Testing the Waters: Practical Barriers and Implementation Risks
The practical impact of the reform will depend on how companies and regulators implement it. On the positive side, unlisted groups can now restructure their subsidiaries and divisions quickly, reducing costs and freeing NCLT benches to focus on complex schemes involving public interest. Recognition of cross-border mergers shall also benefit foreign parent holding companies and allow them to merge their Indian subsidiaries in order to achieve a more simplified and efficient corporate structure. For start-ups and mid-sized enterprises with relatively low borrowings, the route opens up consolidation opportunities that were previously uneconomical under the NCLT process.
However, challenges remain. The requirement of 90% shareholder approval is more stringent than the 75% threshold applicable in NCLT schemes and can be difficult to achieve, especially in companies with diverse shareholding. Some RDs have reportedly accepted 90% of those present and voting, but legal clarity on this point is lacking. Listed transferee companies may still face delays due to SEBI’s listing regulations, which require stock exchange approval for most schemes.

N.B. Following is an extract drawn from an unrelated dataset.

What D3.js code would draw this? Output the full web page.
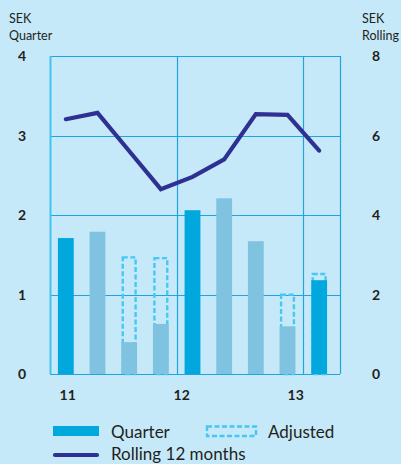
<!DOCTYPE html>
<html>
<head>
<meta charset="utf-8">
<script src="https://cdn.jsdelivr.net/npm/d3@7"></script>
<style>
  body { margin: 0; background: #c6e9f9; }
  text { font-family: Lato, "Open Sans", sans-serif; fill: #231f20; }
</style>
</head>
<body>
<div id="chart"></div>
<script>
// chart data
var quarters = ["Q1 11", "Q2 11", "Q3 11", "Q4 11", "Q1 12", "Q2 12", "Q3 12", "Q4 12", "Q1 13"];
var quarterValues = [1.71, 1.79, 0.40, 0.63, 2.06, 2.21, 1.67, 0.60, 1.18];
var highlighted = [true, false, false, false, true, false, false, false, true];
var adjustedValues = [null, null, 1.48, 1.47, null, null, null, 1.01, 1.27];
var rollingValues = [6.41, 6.57, 5.61, 4.65, 4.96, 5.40, 6.54, 6.52, 5.62];
var leftTicks = [0, 1, 2, 3, 4];
var rightTicks = [0, 2, 4, 6, 8];
var yearLabels = ["11", "12", "13"];
var yearTickAt = [0.06, 3.66, 7.26]; // in quarter index units

var svgWidth = 401;
var svgHeight = 464;

var plot = { left: 50, right: 340, top: 56, bottom: 374 };

var svg = d3.select('#chart')
        .append('svg')
        .attr('width', svgWidth)
        .attr('height', svgHeight);

svg.append('rect')
    .attr('width', svgWidth)
    .attr('height', svgHeight)
    .attr('fill', '#c6e9f9');

//scales
var x = d3.scaleBand()
        .domain(d3.range(quarters.length))
        .range([plot.left, 335])
        .paddingInner(0.5)
        .paddingOuter(0.25);

var xq = d3.scaleLinear()
        .domain([0, 1])
        .range([x(0) + x.bandwidth() / 2, x(1) + x.bandwidth() / 2]);

var yLeft = d3.scaleLinear().domain([0, 4]).range([plot.bottom, plot.top]);
var yRight = d3.scaleLinear().domain([0, 8]).range([plot.bottom, plot.top]);

var gridColor = '#1ea5e0';

//horizontal gridlines
svg.append('g')
    .selectAll('line')
    .data(leftTicks)
    .enter()
    .append('line')
    .attr('x1', plot.left)
    .attr('x2', plot.right)
    .attr('y1', d => Math.round(yLeft(d)) + 0.5)
    .attr('y2', d => Math.round(yLeft(d)) + 0.5)
    .attr('stroke', gridColor)
    .attr('stroke-width', 1.2);

//vertical lines: plot edges and year boundaries
var vLines = [plot.left, x(4) - x.step() * x.paddingInner() / 2, x(8) - x.step() * x.paddingInner() / 2, plot.right];
svg.append('g')
    .selectAll('line')
    .data(vLines)
    .enter()
    .append('line')
    .attr('x1', d => Math.round(d) + 0.5)
    .attr('x2', d => Math.round(d) + 0.5)
    .attr('y1', plot.top)
    .attr('y2', plot.bottom)
    .attr('stroke', (d, i) => i == 0 ? '#45c3f0' : gridColor)
    .attr('stroke-width', (d, i) => i == 0 ? 2 : 1.2);

//adjusted (dashed) bars, behind the quarter bars
svg.append('g')
    .selectAll('rect')
    .data(adjustedValues.map((v, i) => ({ v: v, i: i })).filter(d => d.v != null))
    .enter()
    .append('rect')
    .attr('x', d => x(d.i) + 1.5)
    .attr('width', x.bandwidth() - 3)
    .attr('y', d => yLeft(d.v) + 1)
    .attr('height', d => yLeft(0) - yLeft(d.v) - 1)
    .attr('fill', 'none')
    .attr('stroke', '#45c8f2')
    .attr('stroke-width', 2.4)
    .attr('stroke-dasharray', '5,2.5');

//quarter bars
svg.append('g')
    .selectAll('rect')
    .data(quarterValues)
    .enter()
    .append('rect')
    .attr('x', (d, i) => x(i))
    .attr('width', x.bandwidth())
    .attr('y', d => yLeft(d))
    .attr('height', d => yLeft(0) - yLeft(d))
    .attr('fill', (d, i) => highlighted[i] ? '#00a8de' : '#80c3e1');

//rolling 12 months line
var line = d3.line()
        .x((d, i) => x(i) + x.bandwidth() / 2)
        .y(d => yRight(d));

svg.append('path')
    .datum(rollingValues)
    .attr('d', line)
    .attr('fill', 'none')
    .attr('stroke', '#2e3192')
    .attr('stroke-width', 4.2)
    .attr('stroke-linejoin', 'miter')
    .attr('stroke-linecap', 'round');

//left axis labels
svg.append('g')
    .selectAll('text')
    .data(leftTicks)
    .enter()
    .append('text')
    .attr('x', 22)
    .attr('y', d => yLeft(d) + 5)
    .attr('text-anchor', 'middle')
    .style('font-size', '14px')
    .style('font-weight', 'bold')
    .text(d => d);

//right axis labels
svg.append('g')
    .selectAll('text')
    .data(rightTicks)
    .enter()
    .append('text')
    .attr('x', 376)
    .attr('y', d => yRight(d) + 5)
    .attr('text-anchor', 'middle')
    .style('font-size', '14px')
    .style('font-weight', 'bold')
    .text(d => d);

//year labels
svg.append('g')
    .selectAll('text')
    .data(yearLabels)
    .enter()
    .append('text')
    .attr('x', (d, i) => xq(yearTickAt[i]))
    .attr('y', 400)
    .attr('text-anchor', 'middle')
    .style('font-size', '14px')
    .style('font-weight', 'bold')
    .text(d => d);

//axis titles
svg.append('text').attr('x', 9).attr('y', 23).style('font-size', '12.5px').text('SEK');
svg.append('text').attr('x', 9).attr('y', 40).style('font-size', '12.5px').text('Quarter');
svg.append('text').attr('x', 362).attr('y', 23).style('font-size', '12.5px').text('SEK');
svg.append('text').attr('x', 362).attr('y', 40).style('font-size', '12.5px').text('Rolling');

//legend
var legend = svg.append('g');
legend.append('rect')
    .attr('x', 53).attr('y', 426).attr('width', 46).attr('height', 10)
    .attr('fill', '#00a8de');
legend.append('text')
    .attr('x', 111).attr('y', 438)
    .style('font-size', '17px')
    .text('Quarter');
legend.append('rect')
    .attr('x', 207).attr('y', 426.5).attr('width', 49).attr('height', 9.5)
    .attr('fill', 'none')
    .attr('stroke', '#45c8f2')
    .attr('stroke-width', 2.4)
    .attr('stroke-dasharray', '5,2.5');
legend.append('text')
    .attr('x', 268).attr('y', 438)
    .style('font-size', '17px')
    .text('Adjusted');
legend.append('line')
    .attr('x1', 55).attr('x2', 97).attr('y1', 455).attr('y2', 455)
    .attr('stroke', '#2e3192')
    .attr('stroke-width', 4.2)
    .attr('stroke-linecap', 'round');
legend.append('text')
    .attr('x', 111).attr('y', 460)
    .style('font-size', '17px')
    .text('Rolling 12 months');
</script>
</body>
</html>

Cross-border mergers still need RBI clearance under the Foreign Exchange Management Act, even if the fast-track process is used. There is also uncertainty whether RD orders will be accepted by land registrars and other authorities as equivalent to court decrees for transferring immovable property. Without such recognition, companies may still need to approach NCLT to perfect title transfers, which could undercut the intended efficiency. Finally, the capacity of the seven Regional Directorates to handle a potentially higher volume of schemes is a concern, since delays at the RD’s office would blunt the advantage of the fast-track process.
Conclusion
In evaluating the amendment, it is fair to conclude that it represents a significant liberalisation of India’s corporate restructuring framework. By expanding the scope of section 233 while retaining strict consent requirements and solvency checks, the MCA has attempted to strike a balance between efficiency and protection. The exclusion of listed transferors and the insistence on auditor certification ensure that public interest is not compromised. At the same time, the widened categories create real opportunities for private and group companies to reorganise themselves more easily.

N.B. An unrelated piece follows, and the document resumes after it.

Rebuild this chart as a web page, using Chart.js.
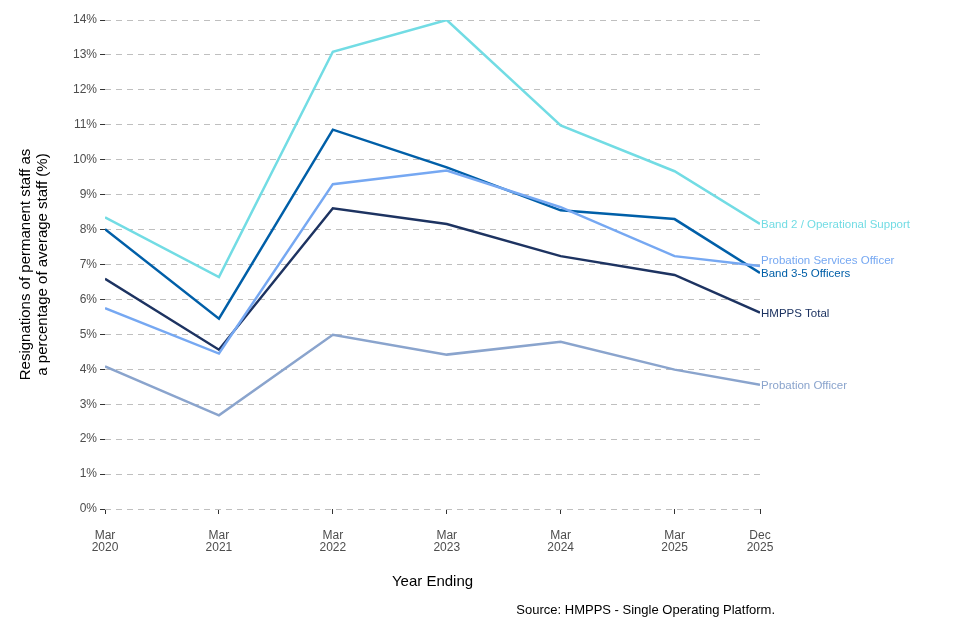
<!DOCTYPE html>
<html>
<head>
<meta charset="utf-8">
<script src="https://cdn.jsdelivr.net/npm/chart.js@4"></script>
<style>
  html, body { margin: 0; padding: 0; background: #fff; }
  #wrap { width: 960px; height: 640px; position: relative; }
</style>
</head>
<body>
<div id="wrap"><canvas id="chart"></canvas></div>
<script>
// months since Mar 2020, and their tick labels
const periodMonths = [0, 12, 24, 36, 48, 60, 69];
const periodLabels = [['Mar', '2020'], ['Mar', '2021'], ['Mar', '2022'], ['Mar', '2023'], ['Mar', '2024'], ['Mar', '2025'], ['Dec', '2025']];

const seriesNames = ['Band 2 / Operational Support', 'Probation Services Officer', 'Band 3-5 Officers', 'HMPPS Total', 'Probation Officer'];
const band2 = [8.35, 6.64, 13.09, 14.0, 10.98, 9.67, 8.16];
const pso = [5.75, 4.45, 9.30, 9.69, 8.64, 7.24, 6.96];
const band35 = [8.01, 5.45, 10.86, 9.78, 8.55, 8.30, 6.76];
const hmppsTotal = [6.59, 4.56, 8.61, 8.16, 7.24, 6.70, 5.62];
const probationOfficer = [4.08, 2.68, 4.99, 4.42, 4.79, 3.99, 3.56];

const seriesColors = ['#72dce4', '#76a8f2', '#005fa8', '#1d3361', '#8aa4cd'];
const seriesValues = [band2, pso, band35, hmppsTotal, probationOfficer];

const FONT = '"Liberation Sans", Arial, sans-serif';

const endLabels = {
  id: 'endLabels',
  afterDatasetsDraw(chart) {
    const { ctx } = chart;
    ctx.save();
    ctx.font = '11.5px ' + FONT;
    ctx.textBaseline = 'middle';
    ctx.textAlign = 'left';
    chart.data.datasets.forEach((ds, i) => {
      const meta = chart.getDatasetMeta(i);
      const pt = meta.data[meta.data.length - 1];
      let y = pt.y;
      // nudge the overlapping label up, as in the original
      if (ds.label === 'Probation Services Officer') y -= 6;
      ctx.fillStyle = ds.borderColor;
      ctx.fillText(ds.label, pt.x + 1, y + 1);
    });
    ctx.font = '13px ' + FONT;
    ctx.fillStyle = '#000';
    ctx.textAlign = 'right';
    ctx.fillText('Source: HMPPS - Single Operating Platform.', chart.chartArea.right + 15, 610);
    ctx.restore();
  }
};

new Chart(document.getElementById('chart'), {
  type: 'line',
  data: {
    datasets: seriesNames.map((name, i) => ({
      label: name,
      data: seriesValues[i].map((v, j) => ({ x: periodMonths[j], y: v })),
      borderColor: seriesColors[i],
      backgroundColor: seriesColors[i],
      borderWidth: 2.5,
      pointRadius: 0,
      tension: 0
    }))
  },
  options: {
    responsive: true,
    maintainAspectRatio: false,
    animation: false,
    layout: { padding: { left: 14, right: 200, top: 20, bottom: 45 } },
    plugins: {
      legend: { display: false },
      tooltip: { enabled: false }
    },
    scales: {
      x: {
        type: 'linear',
        min: 0,
        max: 69,
        afterBuildTicks(scale) {
          scale.ticks = periodMonths.map(v => ({ value: v }));
        },
        ticks: {
          autoSkip: false,
          maxRotation: 0,
          color: '#4d4d4d',
          font: { family: FONT, size: 12, lineHeight: 1.0 },
          padding: 16,
          callback: (v) => periodLabels[periodMonths.indexOf(v)]
        },
        grid: {
          drawOnChartArea: false,
          drawTicks: true,
          tickLength: 5,
          tickColor: '#333'
        },
        border: { display: false },
        title: {
          display: true,
          text: 'Year Ending',
          color: '#000',
          font: { family: FONT, size: 15 },
          padding: { top: 3 }
        }
      },
      y: {
        min: 0,
        max: 14,
        ticks: {
          stepSize: 1,
          color: '#4d4d4d',
          font: { family: FONT, size: 12 },
          padding: 3,
          callback: (v) => v + '%'
        },
        grid: {
          color: '#bfbfbf',
          lineWidth: 1,
          tickColor: '#333',
          tickLength: 5,
          tickBorderDash: []
        },
        border: { display: false, dash: [6, 5] },
        title: {
          display: true,
          text: ['Resignations of permanent staff as', 'a percentage of average staff (%)'],
          color: '#000',
          font: { family: FONT, size: 15, lineHeight: 1.1 },
          padding: { bottom: 19 }
        }
      }
    }
  },
  plugins: [endLabels]
});
</script>
</body>
</html>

Whether these changes achieve their full potential will depend on regulatory practice and judicial interpretation, particularly in relation to consent thresholds and recognition of RD orders. It is possible that further refinements may be needed once companies begin to test the new route in practice. Overall, the amendment is a welcome and timely step. It acknowledges that not all mergers warrant the attention of the NCLT and that India’s economic growth requires a flexible yet responsible corporate law framework. By aligning more closely with global norms while maintaining necessary safeguards, the reform should help companies achieve efficient consolidations and free up judicial resources. For practitioners, it will be important to monitor early experiences, both to assess the effectiveness of the new provisions and to identify areas where further clarification may be required.